_What you are asked to do_. Give the listing again exactly, omitting its images.

--------------------------------

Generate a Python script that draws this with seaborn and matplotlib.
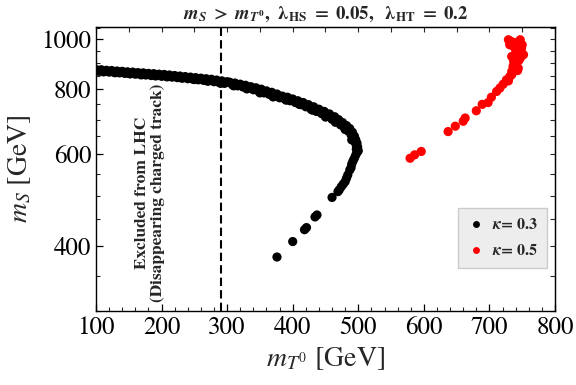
import numpy as np
import pandas as pd
import matplotlib
matplotlib.use('Agg')
import matplotlib.pyplot as plt
import seaborn as sns
from matplotlib.ticker import FixedLocator, NullFormatter

# kappa = 0.3 scan points (m_T0, m_S) in GeV
k03_mT = [100, 104, 108, 112, 116, 120, 124, 128, 132, 136, 140, 144, 148, 152, 156,
          160, 164, 168, 172, 176, 180, 184, 188, 192, 196, 200, 204, 208, 212, 216,
          220, 224, 228, 232, 236, 240, 244, 248, 252, 256, 260, 264, 268, 272, 276,
          280, 284, 288, 292, 296, 300,
          304, 308, 312, 316, 320, 324, 328, 332, 336, 340, 344, 348, 352, 356, 360,
          364, 368, 372, 376, 380,
          384, 388, 392, 396, 400, 404, 408, 412, 416, 420, 424, 428, 432, 436, 440,
          444, 448, 452, 456, 460, 464, 467, 470, 473, 476, 479, 482, 485, 487, 489,
          491, 493, 494, 495, 496, 497, 498, 497, 498, 496, 494, 492, 490, 489, 487,
          484, 482, 480, 477, 474, 471, 469, 460, 437, 434, 421, 418, 400, 376,
          110, 130, 150, 170, 190, 210, 230, 250, 270, 290, 310, 330, 350, 370,
          390, 410, 430, 450, 465, 480, 490, 499, 500]
k03_mS = [874, 867, 873, 865, 871, 864, 870, 862, 868, 861, 867, 859, 865, 857, 864,
          856, 862, 854, 861, 853, 859, 851, 858, 850, 856, 848, 855, 846, 853, 845,
          851, 843, 849, 841, 847, 839, 845, 837, 843, 835, 841, 833, 839, 831, 837,
          828, 834, 825, 831, 822, 828,
          826, 817, 823, 813, 819, 809, 815, 804, 810, 799, 806, 794, 801, 788, 795,
          783, 790, 777, 784, 771,
          777, 767, 773, 761, 767, 755, 761, 748, 755, 741, 748, 733, 741, 726, 733,
          719, 726, 711, 718, 701, 709, 693, 700, 684, 691, 675, 682, 665, 673, 655,
          662, 644, 651, 634, 641, 624, 631, 614, 605, 598, 590, 583, 575, 566, 560,
          548, 540, 532, 526, 520, 513, 509, 496, 459, 455, 434, 430, 408, 381,
          866, 862, 859, 854, 850, 847, 842, 836, 830, 822, 813, 802, 788, 774,
          763, 749, 730, 708, 692, 670, 640, 620, 610]

# kappa = 0.5 scan points
k05_mT = [579, 586, 596, 637, 648, 660, 663, 680, 689, 698, 703, 711, 716, 721, 726,
          729, 731, 734, 734, 736, 737, 741, 744, 747, 749, 749, 750, 752, 747, 742,
          739, 737, 731, 729, 734, 740, 745, 748, 733, 738, 743]
k05_mS = [590, 599, 608, 664, 680, 695, 705, 728, 749, 755, 773, 793, 805, 819, 835,
          831, 847, 854, 866, 886, 906, 886, 879, 919, 940, 961, 975, 933, 997, 982,
          961, 968, 975, 997, 926, 940, 910, 955, 990, 985, 870]

kappa_labels = [r'$\boldsymbol{\kappa}$= 0.3', r'$\boldsymbol{\kappa}$= 0.5']
lhc_bound = 291

df = pd.DataFrame({
    'mT0': k03_mT + k05_mT,
    'mS': k03_mS + k05_mS,
    'kappa': [kappa_labels[0]] * len(k03_mT) + [kappa_labels[1]] * len(k05_mT),
})

sns.set_style('ticks')
plt.rcParams['font.family'] = ['STIXGeneral', 'DejaVu Serif']
plt.rcParams['mathtext.fontset'] = 'stix'

fig = plt.figure(figsize=(5.76, 3.85), dpi=100)
ax = fig.add_axes([0.1667, 0.1922, 0.7968, 0.7377])

sns.scatterplot(data=df, x='mT0', y='mS', hue='kappa', hue_order=kappa_labels,
                palette=['black', 'red'], s=44, linewidth=0, ax=ax)

ax.set_yscale('log')
ax.set_xlim(100, 800)
ax.set_ylim(300, 1055)

ax.set_xticks(np.arange(100, 801, 100))
ax.set_xticks(np.arange(100, 801, 20), minor=True)
ax.yaxis.set_major_locator(FixedLocator([400, 600, 800, 1000]))
ax.set_yticklabels(['400', '600', '800', '1000'])
ax.yaxis.set_minor_locator(FixedLocator(np.arange(300, 1051, 50)))
ax.yaxis.set_minor_formatter(NullFormatter())
ax.tick_params(which='major', direction='in', length=5, width=0.9, labelsize=18,
               colors='black')
ax.tick_params(which='minor', direction='in', length=3, width=0.8)
for s in ax.spines.values():
    s.set_color('black')
    s.set_linewidth(1.0)

top = ax.secondary_xaxis('top')
top.set_xticks(np.arange(100, 801, 50))
top.tick_params(direction='in', length=3.5, width=0.8, labeltop=False)
right = ax.secondary_yaxis('right')
right.yaxis.set_major_locator(FixedLocator(np.arange(300, 1051, 50)))
right.yaxis.set_minor_locator(FixedLocator([]))
right.tick_params(direction='in', length=3.5, width=0.8, labelright=False)

ax.axvline(lhc_bound, color='black', linestyle=(0, (4, 2)), linewidth=1.5)
ax.text(182, 506, 'Excluded from LHC\n(Disappearing charged track)', rotation=90,
        ha='center', va='center', fontsize=12.5, fontweight='bold', linespacing=1.1)

ax.set_xlabel(r'$m_{T^0}$ [GeV]', fontsize=20, labelpad=4)
ax.set_ylabel(r'$m_S$ [GeV]', fontsize=20, labelpad=6)
ax.set_title(r'$\mathbfit{m}_{\mathbfit{S}}\ \mathbf{>}\ \mathbfit{m}_{\mathbfit{T}^{\mathbf{0}}}\mathbf{,}\ \ '
             r'\boldsymbol{\lambda}_{\mathbf{HS}}\ \mathbf{=\ 0.05,}\ \ '
             r'\boldsymbol{\lambda}_{\mathbf{HT}}\ \mathbf{=\ 0.2}$',
             fontsize=13.5, pad=6)

handles, labels = ax.get_legend_handles_labels()
leg = ax.legend(handles, labels, loc='lower right', bbox_to_anchor=(0.99, 0.14),
                prop={'weight': 'bold', 'size': 11.5}, frameon=True,
                fancybox=False, facecolor='#ededed', edgecolor='#cccccc',
                framealpha=1, handletextpad=0.5, borderpad=0.6, labelspacing=0.7,
                markerscale=0.75, handlelength=1.0, borderaxespad=0.2)

fig.savefig('out.png', dpi=100)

--------------------------------

_Correct output_.
Generate a Python script that draws this with seaborn and matplotlib.
import numpy as np
import pandas as pd
import matplotlib
matplotlib.use('Agg')
import matplotlib.pyplot as plt
import seaborn as sns
from matplotlib.ticker import FixedLocator, NullFormatter

# kappa = 0.3 scan points (m_T0, m_S) in GeV
k03_mT = [100, 104, 108, 112, 116, 120, 124, 128, 132, 136, 140, 144, 148, 152, 156,
          160, 164, 168, 172, 176, 180, 184, 188, 192, 196, 200, 204, 208, 212, 216,
          220, 224, 228, 232, 236, 240, 244, 248, 252, 256, 260, 264, 268, 272, 276,
          280, 284, 288, 292, 296, 300,
          304, 308, 312, 316, 320, 324, 328, 332, 336, 340, 344, 348, 352, 356, 360,
          364, 368, 372, 376, 380,
          384, 388, 392, 396, 400, 404, 408, 412, 416, 420, 424, 428, 432, 436, 440,
          444, 448, 452, 456, 460, 464, 467, 470, 473, 476, 479, 482, 485, 487, 489,
          491, 493, 494, 495, 496, 497, 498, 497, 498, 496, 494, 492, 490, 489, 487,
          484, 482, 480, 477, 474, 471, 469, 460, 437, 434, 421, 418, 400, 376,
          110, 130, 150, 170, 190, 210, 230, 250, 270, 290, 310, 330, 350, 370,
          390, 410, 430, 450, 465, 480, 490, 499, 500]
k03_mS = [874, 867, 873, 865, 871, 864, 870, 862, 868, 861, 867, 859, 865, 857, 864,
          856, 862, 854, 861, 853, 859, 851, 858, 850, 856, 848, 855, 846, 853, 845,
          851, 843, 849, 841, 847, 839, 845, 837, 843, 835, 841, 833, 839, 831, 837,
          828, 834, 825, 831, 822, 828,
          826, 817, 823, 813, 819, 809, 815, 804, 810, 799, 806, 794, 801, 788, 795,
          783, 790, 777, 784, 771,
          777, 767, 773, 761, 767, 755, 761, 748, 755, 741, 748, 733, 741, 726, 733,
          719, 726, 711, 718, 701, 709, 693, 700, 684, 691, 675, 682, 665, 673, 655,
          662, 644, 651, 634, 641, 624, 631, 614, 605, 598, 590, 583, 575, 566, 560,
          548, 540, 532, 526, 520, 513, 509, 496, 459, 455, 434, 430, 408, 381,
          866, 862, 859, 854, 850, 847, 842, 836, 830, 822, 813, 802, 788, 774,
          763, 749, 730, 708, 692, 670, 640, 620, 610]

# kappa = 0.5 scan points
k05_mT = [579, 586, 596, 637, 648, 660, 663, 680, 689, 698, 703, 711, 716, 721, 726,
          729, 731, 734, 734, 736, 737, 741, 744, 747, 749, 749, 750, 752, 747, 742,
          739, 737, 731, 729, 734, 740, 745, 748, 733, 738, 743]
k05_mS = [590, 599, 608, 664, 680, 695, 705, 728, 749, 755, 773, 793, 805, 819, 835,
          831, 847, 854, 866, 886, 906, 886, 879, 919, 940, 961, 975, 933, 997, 982,
          961, 968, 975, 997, 926, 940, 910, 955, 990, 985, 870]

kappa_labels = [r'$\boldsymbol{\kappa}$= 0.3', r'$\boldsymbol{\kappa}$= 0.5']
lhc_bound = 291

df = pd.DataFrame({
    'mT0': k03_mT + k05_mT,
    'mS': k03_mS + k05_mS,
    'kappa': [kappa_labels[0]] * len(k03_mT) + [kappa_labels[1]] * len(k05_mT),
})

sns.set_style('ticks')
plt.rcParams['font.family'] = ['STIXGeneral', 'DejaVu Serif']
plt.rcParams['mathtext.fontset'] = 'stix'

fig = plt.figure(figsize=(5.76, 3.85), dpi=100)
ax = fig.add_axes([0.1667, 0.1922, 0.7968, 0.7377])

sns.scatterplot(data=df, x='mT0', y='mS', hue='kappa', hue_order=kappa_labels,
                palette=['black', 'red'], s=44, linewidth=0, ax=ax)

ax.set_yscale('log')
ax.set_xlim(100, 800)
ax.set_ylim(300, 1055)

ax.set_xticks(np.arange(100, 801, 100))
ax.set_xticks(np.arange(100, 801, 20), minor=True)
ax.yaxis.set_major_locator(FixedLocator([400, 600, 800, 1000]))
ax.set_yticklabels(['400', '600', '800', '1000'])
ax.yaxis.set_minor_locator(FixedLocator(np.arange(300, 1051, 50)))
ax.yaxis.set_minor_formatter(NullFormatter())
ax.tick_params(which='major', direction='in', length=5, width=0.9, labelsize=18,
               colors='black')
ax.tick_params(which='minor', direction='in', length=3, width=0.8)
for s in ax.spines.values():
    s.set_color('black')
    s.set_linewidth(1.0)

top = ax.secondary_xaxis('top')
top.set_xticks(np.arange(100, 801, 50))
top.tick_params(direction='in', length=3.5, width=0.8, labeltop=False)
right = ax.secondary_yaxis('right')
right.yaxis.set_major_locator(FixedLocator(np.arange(300, 1051, 50)))
right.yaxis.set_minor_locator(FixedLocator([]))
right.tick_params(direction='in', length=3.5, width=0.8, labelright=False)

ax.axvline(lhc_bound, color='black', linestyle=(0, (4, 2)), linewidth=1.5)
ax.text(182, 506, 'Excluded from LHC\n(Disappearing charged track)', rotation=90,
        ha='center', va='center', fontsize=12.5, fontweight='bold', linespacing=1.1)

ax.set_xlabel(r'$m_{T^0}$ [GeV]', fontsize=20, labelpad=4)
ax.set_ylabel(r'$m_S$ [GeV]', fontsize=20, labelpad=6)
ax.set_title(r'$\mathbfit{m}_{\mathbfit{S}}\ \mathbf{>}\ \mathbfit{m}_{\mathbfit{T}^{\mathbf{0}}}\mathbf{,}\ \ '
             r'\boldsymbol{\lambda}_{\mathbf{HS}}\ \mathbf{=\ 0.05,}\ \ '
             r'\boldsymbol{\lambda}_{\mathbf{HT}}\ \mathbf{=\ 0.2}$',
             fontsize=13.5, pad=6)

handles, labels = ax.get_legend_handles_labels()
leg = ax.legend(handles, labels, loc='lower right', bbox_to_anchor=(0.99, 0.14),
                prop={'weight': 'bold', 'size': 11.5}, frameon=True,
                fancybox=False, facecolor='#ededed', edgecolor='#cccccc',
                framealpha=1, handletextpad=0.5, borderpad=0.6, labelspacing=0.7,
                markerscale=0.75, handlelength=1.0, borderaxespad=0.2)

fig.savefig('out.png', dpi=100)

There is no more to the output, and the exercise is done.